Hi There - I've got a current multiplier circuit with a OPA2244.  Seems that if I delete the component and add it back in, the simulation produces different results.  I can send my model.

  • Hello Andy,

    Yes, please attach the TINA-TI simulation to your next post. A more detailed description of exactly how to re-create the anomaly would be appreciated as well. Perhaps you could include some screen shots of the expected vs. different results.
  • Hi Pete,

    Simulation attached.  Just run it. Look at results (1st screen capture below).  Make a copy of the OPA2244.  Delete the original.  Move the new OPA2244 into the position of the old one.  Rerun.  Compare results, they are different (2nd screen capture below).  Now, do the same with the 15VDC power supply VS1.  Voilà, back to the same results.  Don't think that was supposed to happen.  What's wrong?

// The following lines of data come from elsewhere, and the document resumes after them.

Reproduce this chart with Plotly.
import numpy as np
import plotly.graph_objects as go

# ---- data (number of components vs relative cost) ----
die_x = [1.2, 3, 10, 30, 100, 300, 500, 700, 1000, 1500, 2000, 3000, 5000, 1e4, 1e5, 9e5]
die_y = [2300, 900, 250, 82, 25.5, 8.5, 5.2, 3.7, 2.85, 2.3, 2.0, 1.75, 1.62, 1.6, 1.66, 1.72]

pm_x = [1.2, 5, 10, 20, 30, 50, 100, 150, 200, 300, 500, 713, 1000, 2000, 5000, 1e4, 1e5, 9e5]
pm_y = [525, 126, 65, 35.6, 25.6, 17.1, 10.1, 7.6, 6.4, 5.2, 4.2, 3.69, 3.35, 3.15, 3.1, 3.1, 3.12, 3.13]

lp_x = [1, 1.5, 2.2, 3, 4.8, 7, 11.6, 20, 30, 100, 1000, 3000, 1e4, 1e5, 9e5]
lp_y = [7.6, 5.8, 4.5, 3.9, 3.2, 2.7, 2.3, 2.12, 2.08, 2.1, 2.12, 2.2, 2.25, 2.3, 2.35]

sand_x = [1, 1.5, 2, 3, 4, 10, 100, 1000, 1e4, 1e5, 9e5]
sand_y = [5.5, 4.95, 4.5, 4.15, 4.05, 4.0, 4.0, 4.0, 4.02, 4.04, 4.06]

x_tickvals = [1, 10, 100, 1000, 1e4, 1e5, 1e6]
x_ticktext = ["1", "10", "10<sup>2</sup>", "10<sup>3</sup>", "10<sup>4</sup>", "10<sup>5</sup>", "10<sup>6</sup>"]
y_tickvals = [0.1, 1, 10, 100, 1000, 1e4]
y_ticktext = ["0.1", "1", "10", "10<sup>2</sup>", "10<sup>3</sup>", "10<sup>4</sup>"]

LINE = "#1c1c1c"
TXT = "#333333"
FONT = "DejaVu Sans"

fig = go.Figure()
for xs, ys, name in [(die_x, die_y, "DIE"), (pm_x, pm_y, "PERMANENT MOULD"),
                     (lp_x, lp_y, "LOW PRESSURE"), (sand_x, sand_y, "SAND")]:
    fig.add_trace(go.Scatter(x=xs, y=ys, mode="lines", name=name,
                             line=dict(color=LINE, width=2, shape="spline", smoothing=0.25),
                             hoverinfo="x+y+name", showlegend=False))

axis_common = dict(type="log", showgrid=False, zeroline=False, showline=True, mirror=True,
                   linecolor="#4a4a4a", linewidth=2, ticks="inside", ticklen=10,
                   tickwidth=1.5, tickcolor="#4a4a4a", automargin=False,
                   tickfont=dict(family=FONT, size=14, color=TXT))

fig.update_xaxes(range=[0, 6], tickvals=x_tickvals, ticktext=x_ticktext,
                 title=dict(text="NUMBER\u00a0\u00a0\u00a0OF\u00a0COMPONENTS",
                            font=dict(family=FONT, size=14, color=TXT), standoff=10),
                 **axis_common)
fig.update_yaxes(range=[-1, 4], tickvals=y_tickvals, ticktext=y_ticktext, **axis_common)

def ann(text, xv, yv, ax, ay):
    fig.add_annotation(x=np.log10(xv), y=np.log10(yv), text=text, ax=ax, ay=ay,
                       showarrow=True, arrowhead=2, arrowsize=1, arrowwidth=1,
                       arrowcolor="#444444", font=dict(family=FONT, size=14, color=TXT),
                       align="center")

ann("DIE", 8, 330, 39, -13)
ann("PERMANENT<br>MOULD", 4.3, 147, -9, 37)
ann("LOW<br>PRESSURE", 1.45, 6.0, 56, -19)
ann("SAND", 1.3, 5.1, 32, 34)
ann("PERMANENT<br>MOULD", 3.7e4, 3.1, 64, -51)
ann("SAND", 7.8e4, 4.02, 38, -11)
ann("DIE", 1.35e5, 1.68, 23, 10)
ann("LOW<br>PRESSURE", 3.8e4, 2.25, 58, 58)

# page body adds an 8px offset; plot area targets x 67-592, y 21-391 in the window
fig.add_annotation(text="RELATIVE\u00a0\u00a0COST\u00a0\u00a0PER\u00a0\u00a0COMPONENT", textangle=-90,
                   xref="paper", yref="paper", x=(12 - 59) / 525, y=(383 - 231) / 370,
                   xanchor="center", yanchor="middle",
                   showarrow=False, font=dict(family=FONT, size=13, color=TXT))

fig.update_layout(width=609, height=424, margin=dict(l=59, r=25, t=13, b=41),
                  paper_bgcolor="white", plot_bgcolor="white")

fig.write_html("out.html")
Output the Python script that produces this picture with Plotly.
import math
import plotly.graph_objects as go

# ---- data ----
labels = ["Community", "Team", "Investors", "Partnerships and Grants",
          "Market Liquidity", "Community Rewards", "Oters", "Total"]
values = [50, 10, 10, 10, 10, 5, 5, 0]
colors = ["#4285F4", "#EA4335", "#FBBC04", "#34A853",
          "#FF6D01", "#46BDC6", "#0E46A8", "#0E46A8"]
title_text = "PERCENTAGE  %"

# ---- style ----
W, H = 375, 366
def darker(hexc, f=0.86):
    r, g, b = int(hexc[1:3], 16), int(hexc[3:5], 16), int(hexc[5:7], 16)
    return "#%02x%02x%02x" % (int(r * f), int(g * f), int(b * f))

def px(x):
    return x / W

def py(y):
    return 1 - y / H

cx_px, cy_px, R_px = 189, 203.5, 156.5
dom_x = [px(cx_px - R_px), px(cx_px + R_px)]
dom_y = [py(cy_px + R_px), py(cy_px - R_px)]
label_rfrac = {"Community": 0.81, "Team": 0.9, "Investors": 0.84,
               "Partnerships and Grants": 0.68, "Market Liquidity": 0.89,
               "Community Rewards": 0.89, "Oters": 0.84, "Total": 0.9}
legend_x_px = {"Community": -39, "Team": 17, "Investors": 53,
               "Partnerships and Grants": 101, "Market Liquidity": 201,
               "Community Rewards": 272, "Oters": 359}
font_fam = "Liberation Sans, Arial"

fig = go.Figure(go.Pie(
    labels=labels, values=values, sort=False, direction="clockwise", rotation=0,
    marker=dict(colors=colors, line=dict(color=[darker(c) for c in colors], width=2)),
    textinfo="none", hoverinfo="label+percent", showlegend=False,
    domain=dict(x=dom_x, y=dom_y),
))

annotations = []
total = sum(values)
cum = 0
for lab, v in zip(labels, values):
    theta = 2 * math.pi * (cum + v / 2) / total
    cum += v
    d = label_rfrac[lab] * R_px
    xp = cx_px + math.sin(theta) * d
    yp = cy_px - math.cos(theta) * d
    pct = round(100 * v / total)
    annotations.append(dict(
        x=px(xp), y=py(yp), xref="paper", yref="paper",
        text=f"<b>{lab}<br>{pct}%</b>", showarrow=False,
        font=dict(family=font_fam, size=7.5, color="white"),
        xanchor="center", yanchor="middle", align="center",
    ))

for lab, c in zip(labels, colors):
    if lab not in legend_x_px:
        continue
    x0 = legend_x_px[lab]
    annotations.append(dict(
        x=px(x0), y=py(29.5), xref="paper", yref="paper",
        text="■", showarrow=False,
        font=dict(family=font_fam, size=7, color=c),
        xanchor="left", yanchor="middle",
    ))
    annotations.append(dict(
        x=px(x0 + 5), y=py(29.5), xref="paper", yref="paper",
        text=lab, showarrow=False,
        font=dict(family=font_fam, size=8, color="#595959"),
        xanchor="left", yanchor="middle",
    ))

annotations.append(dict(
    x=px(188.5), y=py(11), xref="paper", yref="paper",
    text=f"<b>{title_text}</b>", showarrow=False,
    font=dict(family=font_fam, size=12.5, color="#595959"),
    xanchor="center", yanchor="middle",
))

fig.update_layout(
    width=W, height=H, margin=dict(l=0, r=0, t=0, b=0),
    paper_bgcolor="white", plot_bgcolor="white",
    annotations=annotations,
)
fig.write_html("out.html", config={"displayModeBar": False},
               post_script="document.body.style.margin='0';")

    The whole reason that I was doing is because I wanted to try out different op amps.  I was getting strange results.  Thought it might be the cut and replace messing it up.  So in debugging, I just tried to cut and paste the same item.  Hence, the problem above.  The end game would be to be able to swap in new op amps to examine their performance.  Thanks for your help.




    Might be helpful for my debugging if I could see the spice code.  Is there a way to do that?


  • Hello Andy,

    I have 3 observations:

    1) There is no reference point for in this schematic.  I recommend adding a ground connection somewhere.  

    2) Looks like the supply voltage is 5V, not 15V.

    3) Make sure that when you copy/cut/paste components in the schematic that you drag them around to make sure the pins connect properly to the amplifier.  For example, I dragged the op amp after replacing it and it looks like pin 1 was not properly connected:

    Please let me know if one, all, or some of these observations help solve the issue.

  • Thanks Pete!

    The ground reference fixed the problem.  Can you offer any background on why that has an impact?


  • Hello Andy,

    Glad to hear it worked!

    Our models, just like real devices, need a reference potential to operate correctly. We do not have any internal nodes connected to ground, so essentially the amplifier was 'floating'...hence the weird results.